Notre guide raconte la vie des premiers chrétiens avec force détails. Quand elle a l’impression que je comprends mal, elle recommence.
San Giovanni

L’Eglise San Giovanni était, à l’origine, une basilique byzantine : plan initial avec la croix grecque. Les Normands l’ont agrandie ensuite, laissant les arcs gothiques. Les tremblements de terre successifs ont détruit l’église normande. A l’extérieur, le portique est catalan. Des restaurations plus récentes ont encore modifié l’ensemble. La crypte byzantine est la plus ancienne église de l’Occident. La guide nous montre les fresques puis l’emplacement de Saint Marziano envoyé à Syracuse par saint Pierre.
Toutes ces histoires des anciens chrétiens paraissent terriblement vivantes. Elles ne sont pas empoussiérées par de la bigoterie et sortent, toutes fraîches de l’Antiquité.
Latomies

Le temps ne s’est pas amélioré. Il pleut toujours autant quand nous visitons donc la zone archéologique, suivant les troupeaux de français, belges… jusqu’aux latomies, les carrières de pierres antiques, souterraines mais pas mal effondrées. Elles sont envahies par une végétation luxuriante, citronniers, magnolias, glycines…

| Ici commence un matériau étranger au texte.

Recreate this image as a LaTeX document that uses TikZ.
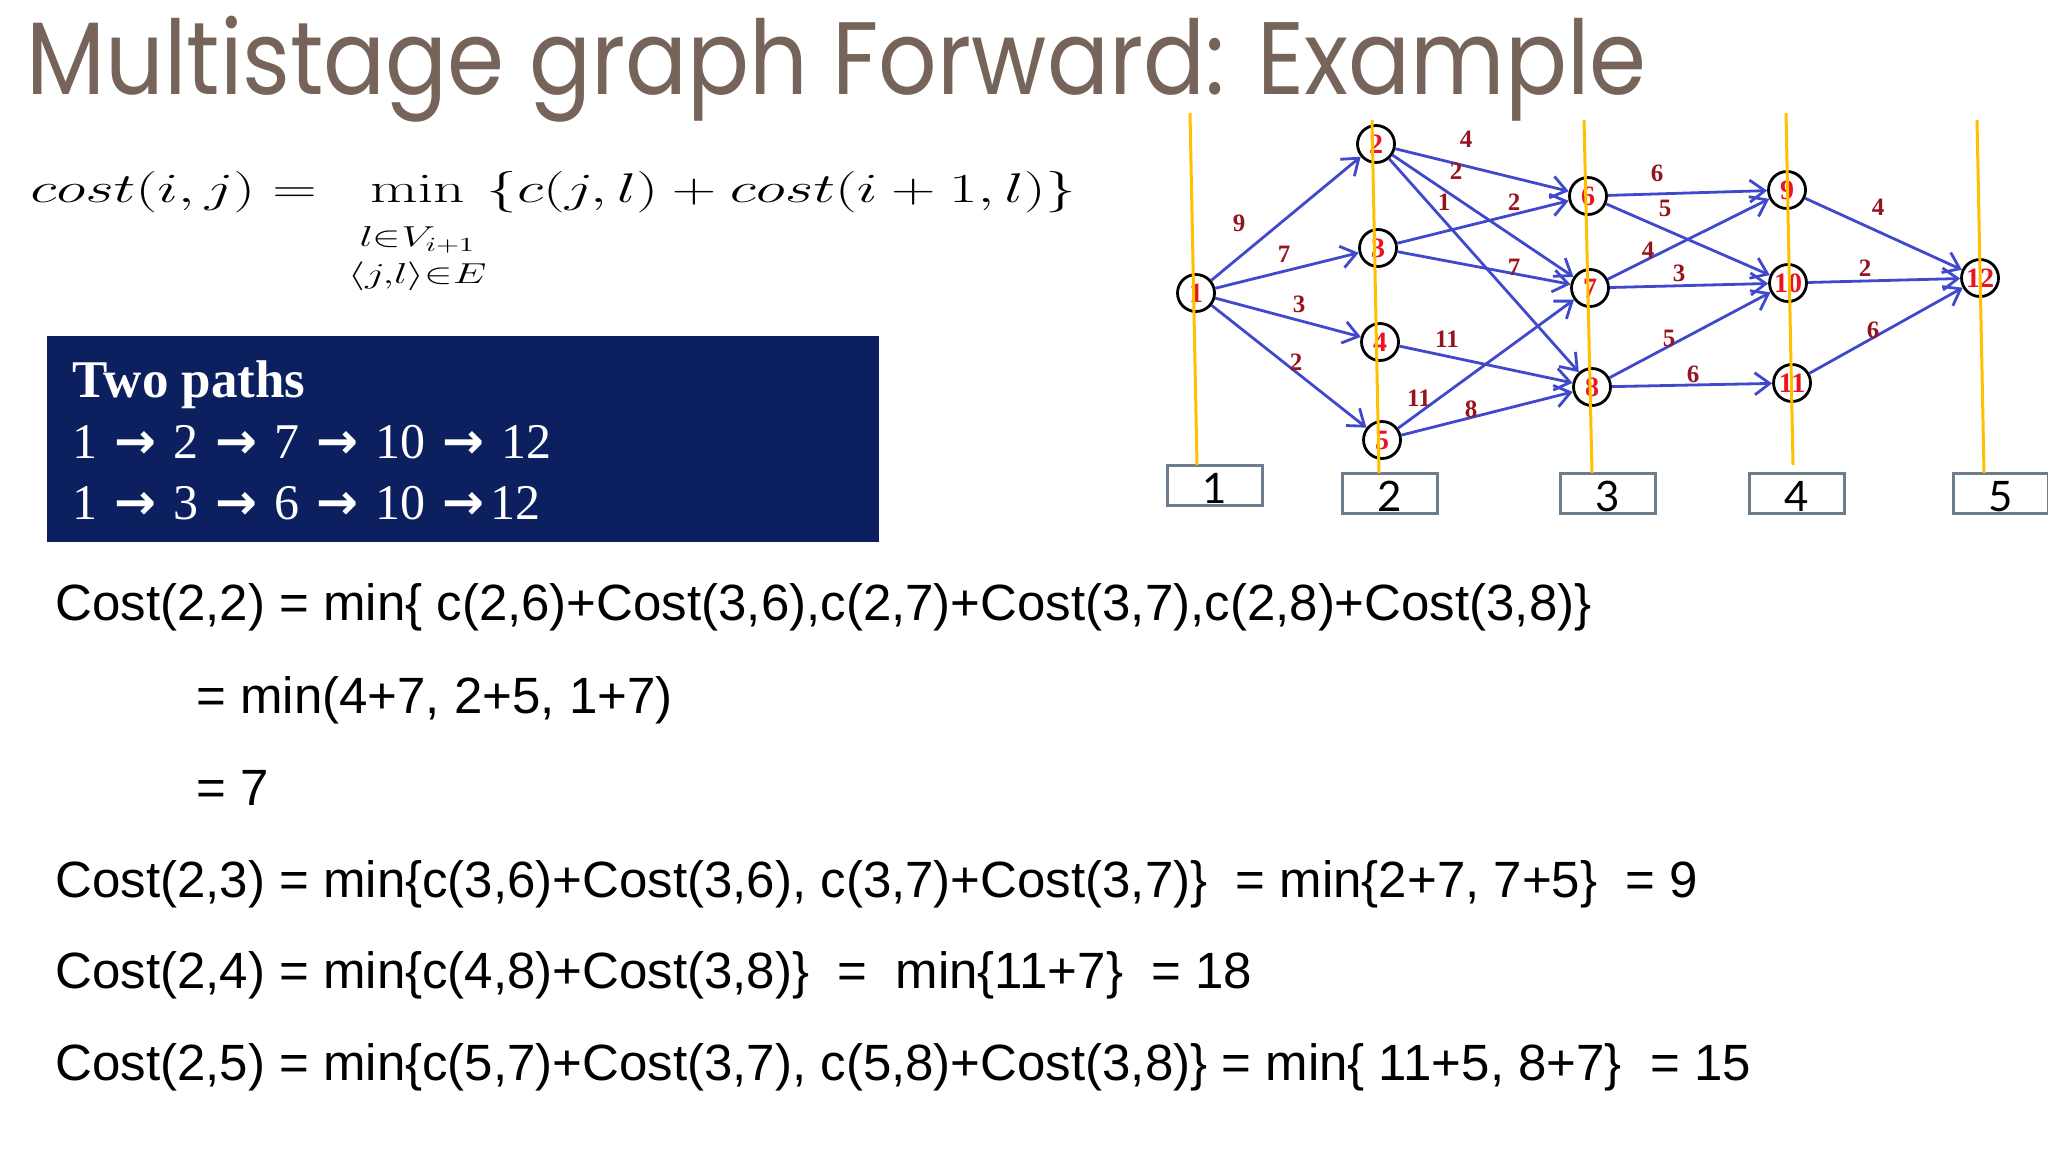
\documentclass[tikz,border=0pt]{standalone}
\usepackage{amsmath}
\usepackage{graphicx}
\usepackage[no-math]{fontspec}
\usetikzlibrary{arrows.meta}
\setmainfont{Liberation Serif}
\newfontfamily\titlefont{Poppins}
\newfontfamily\costfont{Liberation Sans}
\newfontfamily\stagefont{Lato}
\newfontfamily\arrowfont{DejaVu Sans}
\definecolor{titlebrown}{RGB}{118,100,90}
\definecolor{pathnavy}{RGB}{12,32,96}
\definecolor{nodered}{RGB}{235,20,30}
\definecolor{weightred}{RGB}{150,20,30}
\definecolor{edgeblue}{RGB}{64,72,204}
\definecolor{stagegray}{RGB}{110,125,140}
\definecolor{cutyellow}{RGB}{255,192,0}
\newcommand{\pathstep}{\resizebox{21pt}{!}{\arrowfont\bfseries →}}
\newcommand{\arr}{\hspace{8.5pt}\pathstep\hspace{8.5pt}}
\newcommand{\arrl}{\hspace{8.5pt}\pathstep\hspace{3pt}}
\begin{document}
\begin{tikzpicture}[x=0.5pt,y=-0.5pt,
    >={Straight Barb[length=7.5pt,width=11pt]},
    vertex/.style={circle,draw=black,line width=1.4pt,minimum size=18.5pt,inner sep=0pt,
      text=nodered,font=\bfseries\fontsize{14}{14}\selectfont},
    weight/.style={text=weightred,inner sep=0pt,font=\bfseries\fontsize{12.5}{12.5}\selectfont},
    edge/.style={->,draw=edgeblue,line width=1.4pt},
    stage/.style={draw=stagegray,line width=1.5pt,fill=white,minimum width=47.5pt,
      minimum height=20pt,inner sep=0pt,text height=18pt,text depth=0pt,
      font=\stagefont\fontsize{21}{21}\selectfont},
    cut/.style={draw=cutyellow,line width=1.5pt},
    pathtext/.style={anchor=base west,inner sep=0pt,text=white},
    costline/.style={anchor=base west,inner sep=0pt,font=\costfont\fontsize{25.5}{30}\selectfont}]
  \useasboundingbox (0,0) rectangle (2048,1152);

  % title and recurrence
  \node[anchor=base west,inner sep=0pt,text=titlebrown] (title) at (26,94)
    {\resizebox{810pt}{\height}{\titlefont\fontsize{51.5}{52}\selectfont Multistage graph Forward: Example}};
  \node[anchor=base west,inner sep=0pt] (rec) at (30,202)
    {\fontsize{20}{24}\selectfont\resizebox{523pt}{\height}{$\displaystyle cost(i,j) = \ \min_{\begin{subarray}{c}\rule{0pt}{19pt}l\in V_{i+1}\\[3pt] \langle j,l\rangle\in E\end{subarray}} \{c(j,l) + cost(i+1,l)\}$}};

  % the two paths
  \node[fill=pathnavy,anchor=north west,inner sep=0pt,minimum width=416pt,minimum height=103pt] (paths) at (47,336) {};
  \node[pathtext,font=\bfseries\fontsize{26.5}{27}\selectfont] (ptitle) at (72,397) {Two paths};
  \node[pathtext,font=\fontsize{25}{26}\selectfont] (pone) at (72,458) {1\arr 2\arr 7\arr 10\arr 12};
  \node[pathtext,font=\fontsize{25}{26}\selectfont] (ptwo) at (72,519) {1\arr 3\arr 6\arr 10\arrl 12};

  % graph
  \node[vertex] (n1) at (1196,293) {1};
  \node[vertex] (n2) at (1376,144) {2};
  \node[vertex] (n3) at (1378,248) {3};
  \node[vertex] (n4) at (1380,342) {4};
  \node[vertex] (n5) at (1382,440) {5};
  \node[vertex] (n6) at (1588,196) {6};
  \node[vertex] (n7) at (1590,288) {7};
  \node[vertex] (n8) at (1592,387) {8};
  \node[vertex] (n9) at (1787,190) {9};
  \node[vertex] (n10) at (1788,283) {10};
  \node[vertex] (n11) at (1792,383) {11};
  \node[vertex] (n12) at (1980,278) {12};

  \draw[edge] (n1) -- (n2);
  \draw[edge] (n1) -- (n3);
  \draw[edge] (n1) -- (n4);
  \draw[edge] (n1) -- (n5);
  \draw[edge] (n2) -- (n6);
  \draw[edge] (n2) -- (n7);
  \draw[edge] (n2) -- (n8);
  \draw[edge] (n3) -- (n6);
  \draw[edge] (n3) -- (n7);
  \draw[edge] (n4) -- (n8);
  \draw[edge] (n5) -- (n7);
  \draw[edge] (n5) -- (n8);
  \draw[edge] (n6) -- (n9);
  \draw[edge] (n6) -- (n10);
  \draw[edge] (n7) -- (n9);
  \draw[edge] (n7) -- (n10);
  \draw[edge] (n8) -- (n10);
  \draw[edge] (n8) -- (n11);
  \draw[edge] (n9) -- (n12);
  \draw[edge] (n10) -- (n12);
  \draw[edge] (n11) -- (n12);

  \node[weight] (w12) at (1239,223) {9};
  \node[weight] (w13) at (1284,254) {7};
  \node[weight] (w14) at (1299,304) {3};
  \node[weight] (w15) at (1296,362) {2};
  \node[weight] (w26) at (1466,139) {4};
  \node[weight] (w27) at (1456,171) {2};
  \node[weight] (w28) at (1444,202) {1};
  \node[weight] (w36) at (1514,202) {2};
  \node[weight] (w37) at (1514,267) {7};
  \node[weight] (w48) at (1447,339) {11};
  \node[weight] (w57) at (1419,398) {11};
  \node[weight] (w58) at (1471,409) {8};
  \node[weight] (w69) at (1657,173) {6};
  \node[weight] (w610) at (1665,208) {5};
  \node[weight] (w79) at (1648,250) {4};
  \node[weight] (w710) at (1679,273) {3};
  \node[weight] (w810) at (1669,338) {5};
  \node[weight] (w811) at (1693,374) {6};
  \node[weight] (w912) at (1878,207) {4};
  \node[weight] (w1012) at (1865,268) {2};
  \node[weight] (w1112) at (1873,330) {6};

  % stages
  \node[stage] (s1) at (1214.5,485) {1};
  \node[stage] (s2) at (1389.5,493) {2};
  \node[stage] (s3) at (1608,493) {3};
  \node[stage] (s4) at (1796.5,493) {4};
  \node[stage] (s5) at (2000.5,493) {5};
  \coordinate (t1) at (1190,113);
  \coordinate (b1) at (1197,465);
  \coordinate (t2) at (1372,120);
  \coordinate (b2) at (1379,473);
  \coordinate (t3) at (1584,120);
  \coordinate (b3) at (1592,473);
  \coordinate (t4) at (1786,113);
  \coordinate (b4) at (1793,465);
  \coordinate (t5) at (1977,120);
  \coordinate (b5) at (1984,473);
  \draw[cut] (t1) -- (b1);
  \draw[cut] (t2) -- (b2);
  \draw[cut] (t3) -- (b3);
  \draw[cut] (t4) -- (b4);
  \draw[cut] (t5) -- (b5);

  % stage 2 costs
  \node[costline] (c22) at (55,620) {Cost(2,2) = min\{ c(2,6)+Cost(3,6),c(2,7)+Cost(3,7),c(2,8)+Cost(3,8)\}};
  \node[costline] (c22b) at (196,713) {= min(4+7, 2+5, 1+7)};
  \node[costline] (c22c) at (196,805) {= 7};
  \node[costline] (c23) at (55,897) {Cost(2,3) = min\{c(3,6)+Cost(3,6), c(3,7)+Cost(3,7)\}\ \ = min\{2+7, 7+5\}\ \ = 9};
  \node[costline] (c24) at (55,988) {Cost(2,4) = min\{c(4,8)+Cost(3,8)\}\ \ =\ \ min\{11+7\}\ \ = 18};
  \node[costline] (c25) at (55,1080) {Cost(2,5) = min\{c(5,7)+Cost(3,7), c(5,8)+Cost(3,8)\} = min\{ 11+5, 8+7\}\ \ = 15};
\end{tikzpicture}
\end{document}
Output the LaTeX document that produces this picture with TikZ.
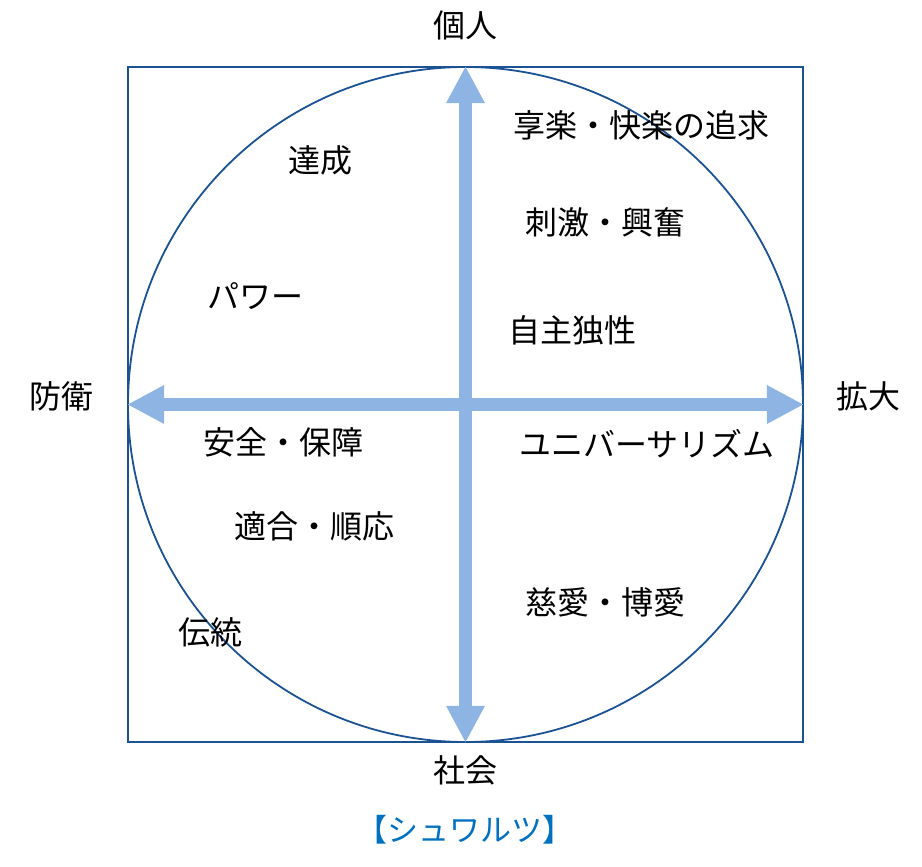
\documentclass[tikz,border=0pt]{standalone}
\usepackage{fontspec}
\newfontfamily\jpfont{Noto Sans CJK JP}
\usetikzlibrary{arrows.meta}
\definecolor{ringblue}{HTML}{1B5294}
\definecolor{axisblue}{HTML}{8EB4E3}
\definecolor{titleblue}{HTML}{0070C0}

\begin{document}
\begin{tikzpicture}[x=1pt, y=-1pt,
    value/.style={font=\jpfont\fontsize{32}{32}\selectfont, inner sep=0pt},
    axis/.style={axisblue, line width=13pt,
                 {Triangle[length=37pt, width=36pt]}-{Triangle[length=37pt, width=36pt]}}]
            \useasboundingbox (0,0) rectangle (922,867);
            \node[draw=ringblue, line width=1.8pt, minimum size=675pt, inner sep=0pt] (frame) at (465.5,404.5) {};
            \node[draw=ringblue, line width=1.8pt, circle, minimum size=675pt, inner sep=0pt] (ring) at (465.5,404.5) {};

            \draw[axis] (ring.south) -- (ring.north);
            \draw[axis] (ring.west) -- (ring.east);

            \node[value] (ind) at (465,25) {個人};
            \node[value] (soc) at (465,770) {社会};
            \node[value] (def) at (62,396) {防衛};
            \node[value] (exp) at (868,396) {拡大};
            \node[value, font=\jpfont\fontsize{31}{31}\selectfont, text=titleblue] (title) at (465,830) {【シュワルツ】};

            \node[value] (ach) at (320,160) {達成};
            \node[value] (pow) at (255,296) {パワー};
            \node[value] (sec) at (283,442) {安全・保障};
            \node[value] (con) at (314,526) {適合・順応};
            \node[value] (tra) at (210,632) {伝統};
            \node[value] (hed) at (641,125) {享楽・快楽の追求};
            \node[value] (sti) at (605,222) {刺激・興奮};
            \node[value] (sel) at (572,330) {自主独性};
            \node[value] (uni) at (647,444) {ユニバーサリズム};
            \node[value] (ben) at (605,602) {慈愛・博愛};
          \end{tikzpicture}
\end{document}
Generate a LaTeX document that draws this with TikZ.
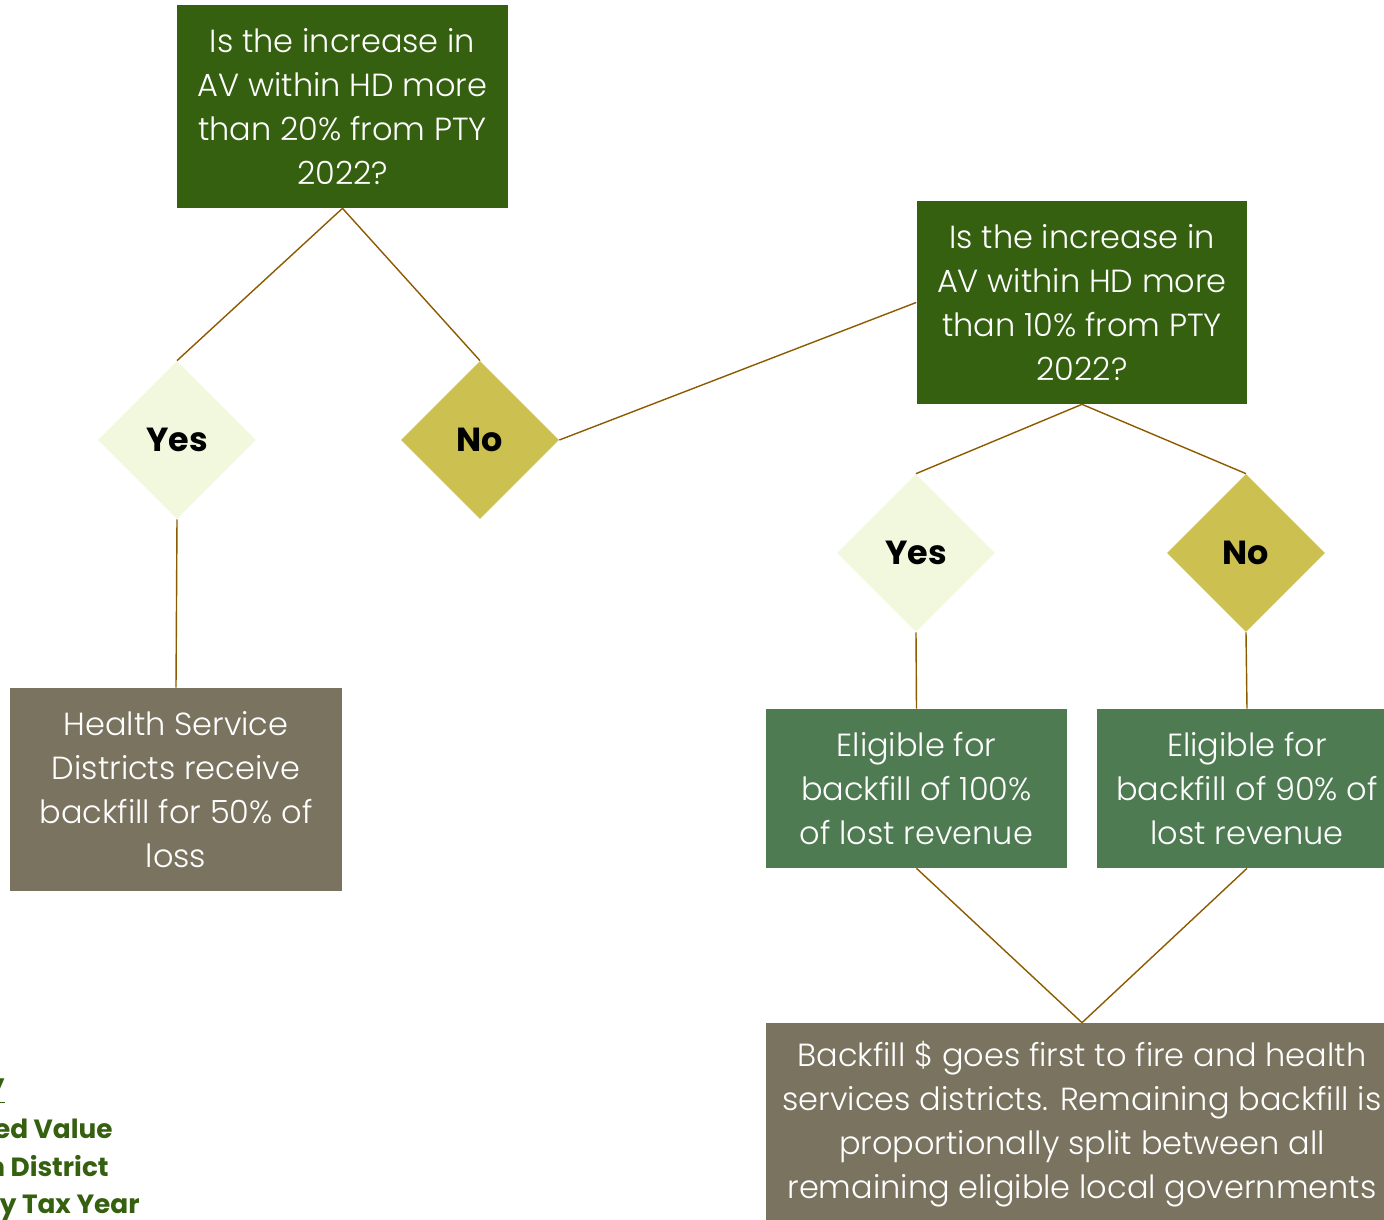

Une des attractions de la visite est l’Oreille de Denys, une fente dans la falaise qui donne une acoustique extraordinaire à la salle. A notre arrivée un Italien chante à voix basse, on l’entend de très loin. Malheureusement un groupe de français entonne « Les Montagnards sont là !». Nous fuyons ces hordes hurlantes.
Le théâtre grec est creusé dans la roche. Au dessus, une grotte avec une petite cascade. Sous la pluie, c’est beaucoup moins charmant.
Musée archéologique
Le Musée Archéologique est très bien conçu. Une surprise : la faune naine des îles de Méditerranée. L’éléphant nain de Malte et de Sicile ainsi que des hippopotames nains et des cerfs.
Les vitrines de la Préhistoire et de l’âge de Bronze sont un peu répétitives. Les objets grecs sont très nombreux. Les vases, un peu ennuyeux. J’ai préféré les figurines en terre cuite représentant des déesses et des animaux.
Après un pique-nique dans la voiture nous faisons route vers Acireale, toujours sous la pluie passant devant des raffineries et des complexes chimique puis traversant des vallées arides.